Выбрать главу

Реальная, налаженная, требовательная жизнь театра сужает, сглаживает эти планы-мечтания. Осенью 1904 года Станиславский режиссирует спектакль лишь из трех чеховских миниатюр: солдаты в серых шинелях вводят к следователю мужичонку-«злоумышленника» (М. Громов), который увлеченно рассказывает следователю, как надо делать грузила для удочек из гаек, отвинченных на рельсах железной дороги, и не понимает, за что его судят; сельский фельдшер (В. Грибунин) сует огромные щипцы в рот дьячка (И. Москвин) и вырывает у него здоровый зуб; унтер Пришибеев (В. Лужский) начальственно орет: «Нар-род, расходись! Не толпись! По домам!» Это последний спектакль, на афишах которого соседствуют имена Чехова и Станиславского; спектакль того сезона Художественного театра (1904/05 года), который останется в памяти Станиславского «злосчастным сезоном», «периодом метания».

«Злосчастный сезон» Станиславский открыл постановкой трех одноактных пьес Метерлинка, где все исполнено предчувствия смерти, ощущения ее близости. Впервые за время существования Художественного театра Станиславский работает над оформлением не с неизменным Симовым, но с молодым художником Суренянцем, которому режиссер настойчиво предписывает отход от подробностей, от конкретности жизни: то огромные стволы деревьев тянутся ввысь, сливаясь с черным небом, то зловеще светятся окна дома, в котором не знают еще о смерти юной дочери.

Спектакль — как бы исполнение заветов Чехова, который любил Метерлинка; спектакль, обозначивший новые поиски Станиславского в обобщении, в укрупнении сценического отображения реальности. Станиславский чувствует исчерпанность тех форм бытового, психологического театра, в котором такого совершенства достиг он сам и который он же должен обновлять, развивать, направлять в потоке современной жизни, запросам которой театр должен отвечать «по самому своему существу».

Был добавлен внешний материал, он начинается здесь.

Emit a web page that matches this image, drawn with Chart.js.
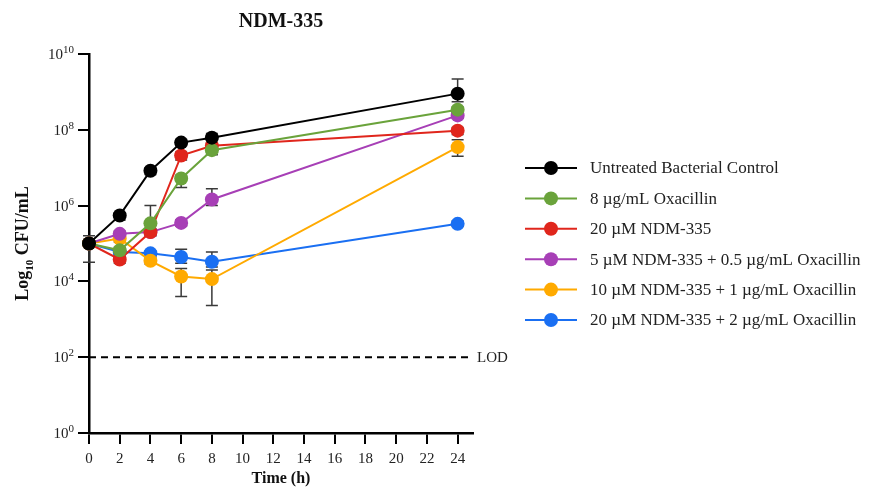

Ведь не случайно именно Станиславский так точно запомнил не столько сами обстоятельства последней встречи с Чеховым, сколько новый, казалось бы, невероятный сюжет его будущей пьесы. Оба героя пьесы любят одну и ту же женщину. Оба уезжают в экспедицию на Северный полюс. «Декорация последнего действия изображает громадный корабль, затертый в льдах. В финале пьесы оба приятеля видят белый призрак, скользящий по снегу. Очевидно, это тень или душа скончавшейся далеко на родине любимой женщины».

В тональности этой ненаписанной пьесы Чехова видит режиссер своего Метерлинка. Его спектакль пронизан ощущением обреченности, конца привычного мира. Конца тихого, как в «Непрошенной», конца апокалиптически-страшного, как в «Слепых», где слепцы бредут бесконечным лесом, не зная, что пастырь их мертв, что никому не суждено выйти из черного леса. Все гибнут, всё гибнет в последнем урагане, во вьюге, которая рушит стволы деревьев и заметает землю.

Казалось бы, режиссер этого спектакля принимает точку зрения Валерия Брюсова, который еще в 1902 году провозгласил «ненужной правдой» всю реальность (а заодно и всю поэтику) чеховских спектаклей и призывал Станиславского уйти от воплощения серой жизни серых людей к искусству символа, которое отображает поиски и прозрения человечества.

Поэтика символизма к этому времени достаточно разработана в западноевропейской и русской литературе, в изобразительном искусстве. Символизм в моде, приемные врачей и адвокатов украшают репродукции с картин Бёклина, на столиках в гостиных лежат не сборники стихов Надсона и Полонского, но сборники Брюсова, журналы с выспренне-пророческими статьями Мережковского. В драматическом же театре поэтика символизма лишь складывается (Мейерхольд — пионер этих деклараций и опытов). И метерлинковский спектакль Художественного театра одновременно стоит у истоков этой поэтики и противостоит ей, потому что это спектакль Станиславского, материалом которого всегда является реальная жизнь, а целью — преобразование этой жизни на основе «возвышенных мыслей и благородных чувств».

В первом же своем опыте решения символистской драмы Станиславский вовсе не отрекается от реальности, из нее исходит, на ней зиждет обобщения. Он мечтает о спектакле сосредоточенно торжественном, который поможет людям отринуть мелочную суету, очистить и возвысить жизнь. Обобщая в сценической трилогии людскую жизнь, Станиславский стремится вовсе не к туманно-непроясненной символике, не к многозначительной недосказанности, но к символу предельно ясному, всем понятному, к символу — обобщению реальности.